Immigration policy has been similarly damaging. Business leaders tell of the government’s embarrassment at the World Economic Forum meeting in Durban earlier this year. Ministers dealing with the economy had to listen to potential foreign investors in South Africa complaining about how their attempts to locate highly skilled executives or technicians in the country had been stymied by the Department of Home Affairs. The Minister of Home Affairs, Mangosuthu Buthelezi, seemed blissfully unaware of the problem. These frustrations continue.
But the problem surpassing all others remains unemployment. Two out of every five potentially economically active South Africans (39%) do not have jobs. The proportion is rising. And, increasingly, the message coming from economists and business people is that there is no easy solution to the problem. The effects of being out of a job were well described by two Oxford University academics, Geeta Gandhi Kingdon and John Knight, at a three-day conference hosted by the Trade and Industrial Policy Secretariat (Tips) outside Johannesburg last month. “Unemployment,” they wrote in a conference paper, “reduces output and wastes productive power; it erodes human capital owing to the depreciation of unused skills; it leads to social exclusion, a deprivation that goes well beyond the fall in income associated with unemployment; it can cause suffering, deterioration in family life and in social values; unemployment can induce discouragement, resignation, and loss of morale.”
What Kingdon and Knight set out to test was an idea, held by some, that a considerable part of South Africa’s unemployment problem was voluntary – in other words that many people out of a job simply did not want to work. On the evidence they uncovered they found this notion “implausible”. Economists seem to agree that South Africa’s unemployment problem cannot be solved without sustained high rates of economic growth – although there is no guarantee, even in the medium term, that high growth will have the desired result. South Africa’s current growth rate – hovering between 2% and 3% – is completely inadequate to the task. Some economists, like Nicoli Nattrass, professor of economics at the University of Cape Town, raise doubts about what she calls “high-productivity-now” growth strategies. These are strategies that involve the creation of quite capital-intensive, well- paid jobs for relatively skilled workers. In this growth path, creating jobs is expensive and relatively few are created. But the theory is that, in time, the high growth these jobs help stimulate will, in time, induce the creation of many more jobs for others. This, in effect, is the main approach suggested by the SACP and the Congress of South African Trade Unions. It is the opposite of labour-intensive, or of what Nattrass calls “labour-demanding”, growth.
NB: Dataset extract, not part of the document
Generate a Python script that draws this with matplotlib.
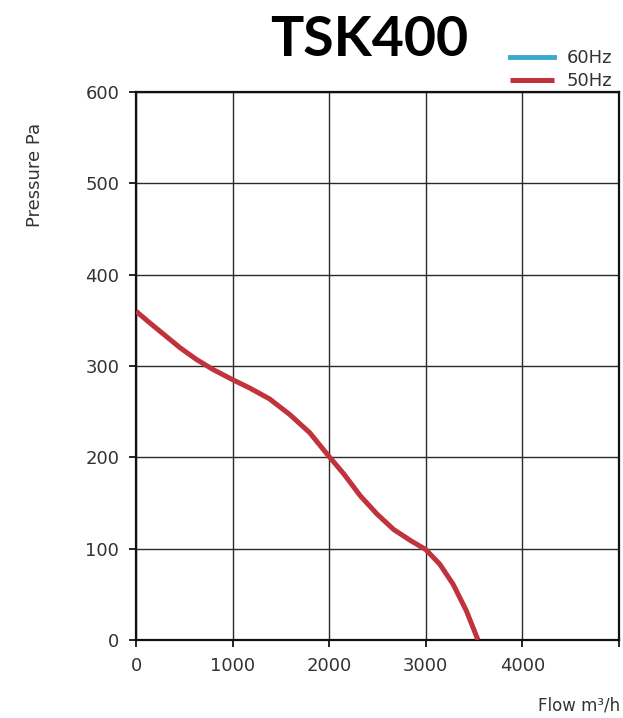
import matplotlib.pyplot as plt

# 50Hz fan curve (flow m3/h, pressure Pa)
flow_50 = [0, 145, 283, 456, 628, 800, 1000, 1175, 1382, 1590, 1798, 1990,
           2150, 2321, 2494, 2667, 2840, 3000, 3145, 3283, 3420, 3540]
pressure_50 = [360, 347, 335, 320, 307, 296, 285, 276, 264, 247, 227, 202,
               182, 158, 138, 121, 109, 99, 83, 61, 32, 0]

# 60Hz curve is only in the legend
flow_60 = []
pressure_60 = []

x_ticks = [0, 1000, 2000, 3000, 4000, 5000]
x_labels = ['0', '1000', '2000', '3000', '4000', '']
y_ticks = [0, 100, 200, 300, 400, 500, 600]

fig = plt.figure(figsize=(6.23, 7.18), dpi=100)
ax = fig.add_axes([136 / 623, 78 / 718, 483 / 623, 548 / 718])

line60, = ax.plot(flow_60, pressure_60, color='#3aa8cf', lw=3.5, label='60Hz')
line50, = ax.plot(flow_50, pressure_50, color='#c0323c', lw=3.6, label='50Hz',
                  solid_capstyle='butt', solid_joinstyle='round', zorder=3)

ax.set_xlim(0, 5000)
ax.set_ylim(0, 600)
ax.set_xticks(x_ticks)
ax.set_xticklabels(x_labels)
ax.set_yticks(y_ticks)
ax.grid(True, color='#2a2a2a', lw=1.0)
ax.tick_params(direction='out', length=5, width=1.2, labelsize=13,
               labelcolor='#333333', pad=7)
for s in ax.spines.values():
    s.set_linewidth(1.6)
    s.set_color('#111111')

# title
fig.text(369 / 623, 1 - 40 / 718, 'TSK400', ha='center', va='center',
         fontsize=40, fontweight='bold', family='Lato')

# axis labels placed like the original
fig.text(35 / 623, 1 - 175 / 718, 'Pressure Pa', rotation=90, ha='center',
         va='center', fontsize=13, color='#333333')
fig.text(620 / 623, 1 - 705 / 718, 'Flow m³/h', ha='right', va='center',
         fontsize=12, color='#333333')

fig.legend(handles=[line60, line50], loc='upper right',
           bbox_to_anchor=(621 / 623, 1 - 40 / 718), frameon=False,
           fontsize=13, handlelength=2.4, handletextpad=0.7,
           labelspacing=0.3, borderpad=0, labelcolor='#333333')

fig.savefig('out.png', dpi=100)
Nattrass notes: “The high-productivity-now strategy essentially asks the currently unemployed generation to make a sacrifice for the sake of the employed and better skilled among them and for the next generation that will (supposedly) enjoy the fruits of a more dynamic economy.” Abedian is suspicious of any growth path for South Africa – labour-intensive or not – that does not embrace the entire Southern African region. South Africa, he points out, is by and large a services-based economy. The tertiary sector – wholesale and retail trade, tourism, transport, communications as well as financial, business and government services – now accounts for about 65% of gross value added in the South African economy. What growth occurs in an economy structured along these lines is likely to create very few, if any, new jobs. But, says Abedian, place South Africa in a region in which not only capital but also labour can move around in freedom, and the prospects of reducing South Africa’s unemployment improve radically. For this degree of capital and labour mobility would enable various areas of the region to establish their comparative advantage in particular industries – say labour-intensive agriculture in the case of much of Zambia, financial services in the case of Johannesburg. Unfettered, this process could release the kind of economic energies in the region that could soak up much of the labour available.
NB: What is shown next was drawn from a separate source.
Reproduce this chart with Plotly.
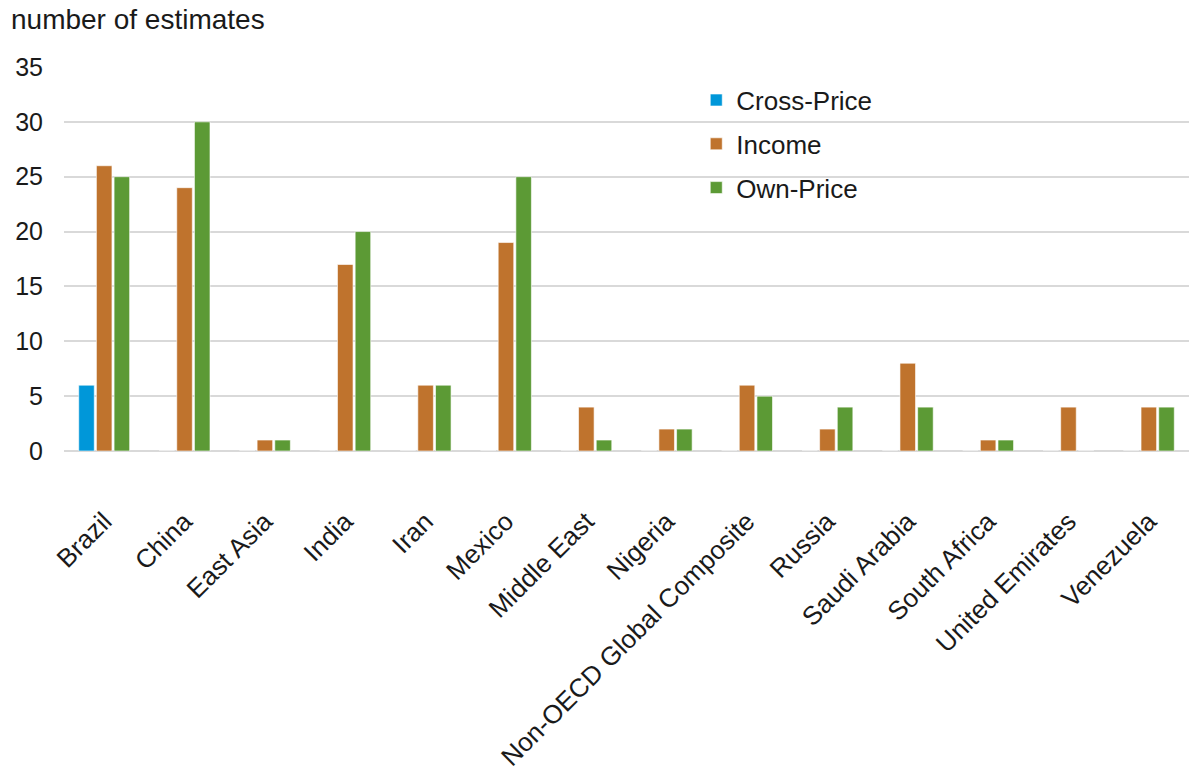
import plotly.graph_objects as go

regions = ["Brazil", "China", "East Asia", "India", "Iran", "Mexico", "Middle East",
           "Nigeria", "Non-OECD Global Composite", "Russia", "Saudi Arabia",
           "South Africa", "United Emirates", "Venezuela"]
cross_price = [6, 0, 0, 0, 0, 0, 0, 0, 0, 0, 0, 0, 0, 0]
income = [26, 24, 1, 17, 6, 19, 4, 2, 6, 2, 8, 1, 4, 4]
own_price = [25, 30, 1, 20, 6, 25, 1, 2, 5, 4, 4, 1, 0, 4]

y_ticks = [0, 5, 10, 15, 20, 25, 30, 35]

series = [
    ("Cross-Price", cross_price, "#0097d9"),
    ("Income", income, "#bf732d"),
    ("Own-Price", own_price, "#5c9a35"),
]

fig = go.Figure()
for i, (name, vals, color) in enumerate(series):
    fig.add_trace(go.Bar(
        x=regions, y=vals, name=name, legendgroup=str(i),
        marker=dict(color=color, line=dict(color="rgba(255,255,255,0.6)", width=1)),
    ))

font = "Liberation Sans, Arial, sans-serif"
fig.update_layout(
    width=1189, height=772,
    margin=dict(l=64, r=0, t=67, b=321),
    plot_bgcolor="white", paper_bgcolor="white",
    barmode="group", bargap=0.34, bargroupgap=0.12,
    font=dict(family=font, size=25, color="#1a1a1a"),
    showlegend=True,
    legend=dict(x=0.562, y=0.975, xanchor="left", yanchor="top",
                font=dict(size=26), tracegroupgap=7,
                bgcolor="rgba(0,0,0,0)", itemwidth=30),
    xaxis=dict(tickangle=-45, showgrid=False, showline=False, ticks="",
               tickfont=dict(size=26), ticklabelstandoff=49),
    yaxis=dict(range=[0, 35], tickvals=y_ticks, showgrid=True,
               gridcolor="#d9d9d9", gridwidth=2, zeroline=True,
               zerolinecolor="#d9d9d9", zerolinewidth=2, showline=False,
               ticks="", tickfont=dict(size=25), ticklabelstandoff=20),
    annotations=[dict(text="number of estimates", xref="paper", yref="paper",
                      x=0, y=1, xshift=-55, yshift=48, xanchor="left", yanchor="middle",
                      showarrow=False, font=dict(size=28))],
)

fig.write_html("out.html")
Another supposed sponge for the unemployed is the variety of small, micro and medium enterprises (SMMEs) promoted (in most cases very badly) by various government agencies. It is becoming increasingly clear, however, that the expectations being raised about their job-creating capacities are unrealistic.
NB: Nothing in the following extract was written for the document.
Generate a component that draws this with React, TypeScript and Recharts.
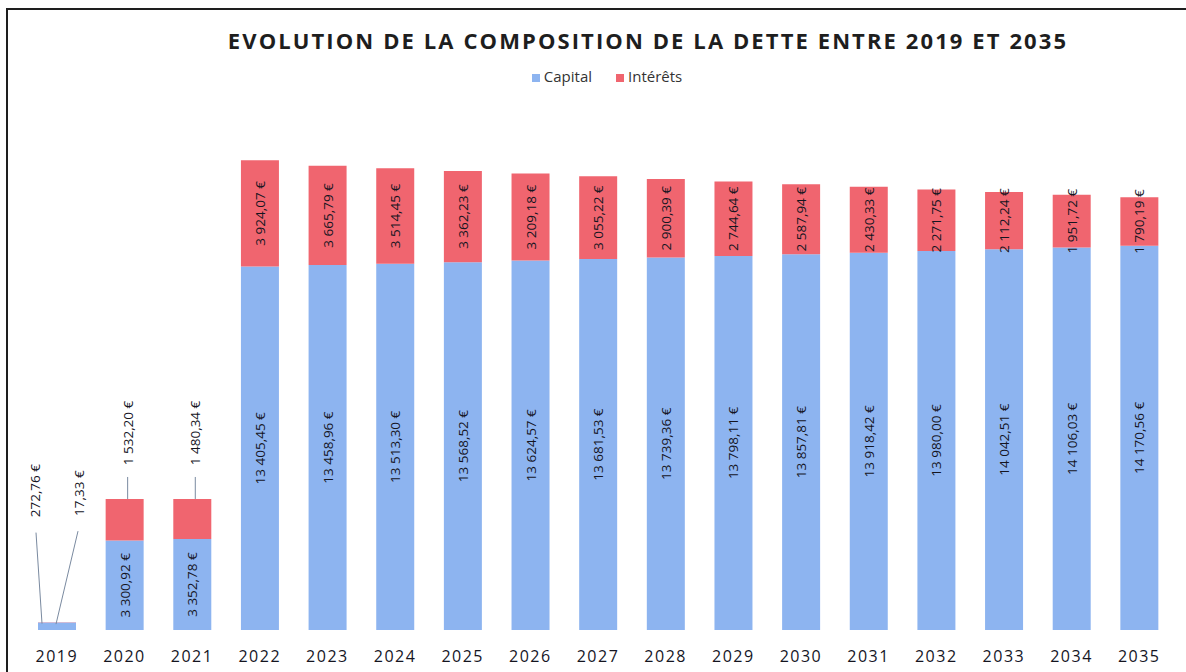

Despite the claims of recent years that SMMEs are a vital part of the government’s strategy against unemployment, there are few statistics on them and even fewer that are at all reliable. But various issues of State of Small Business in South Africa suggest that nearly half (47%) of agricultural employment is in small and medium enterprises, about 2% of mining employment, and 24% of manufacturing employment. Anna Kesper of the University of Witwatersrand told the recent Tips conference of research findings that show that “a substantial number of SMMEs have not been able to grow since 1994”. She said: “They report neither a profit or turnover increase, nor – as one would then expect – employment growth.” Her research among SMMEs showed, instead, that “the number of firms decreasing their workforce is larger than the number of firms experiencing decreasing turnover of profits”. Worse, “the growth that does take place in these SMME economies is, to a large extent, jobless”. Accordingly, she questions the notion that SMMEs are “the panacea to tackle the problems of employment growth and income distribution in South Africa”. Kesper says SMME owners cite labour legislation among the major factors dissuading them from taking on additional employees – an oft-quoted disincentive to new job creation in larger businesses, too. The government’s recently announced plans to soften some of these regulations – yet to be enacted – do not go far enough, according to employers’ organisations. There has also been another class of disincentive in the business community. An increasingly worrying negative has been, in the words of a senior business person who also wanted to remain unnamed, “the tendency for race to trump clear thinking at the top of the government”. Significant sections of the white population, the main owners of the economy, have been demoralised, in some senses destabilised, as a result.
Repeated criticism of whites by President Thabo Mbeki and the ruling party have had direct economic costs, and have contributed to the fragility of sentiment both inside the country and abroad about the prospects for South Africa and its economy. Moreover, while many whites continue to emigrate – notably the young in possession of sought- after skills – others are “semigrating”, as the business leader puts it. That is, they are remaining in South Africa, but “withdrawing, opting out of being citizens”. Many of these whites are convinced – and who can convince them otherwise? – that they can never be anything other than second-class citizens in the present government’s eyes. So, they ask themselves, why concern themselves with the obligations of citizenship?
It is likely, however, to take a sense of citizenship among all South Africans – a sense of belonging, of being wanted and of wanting to belong – to overcome the country’s daunting economic challenges. South Africa, for South Africans as well as for foreigners, will have to become a country in which they want to invest, not a country in which they are told they should invest.
“It requires a leap of political courage,” says the unnamed senior ANC member. “The problem is ourselves.”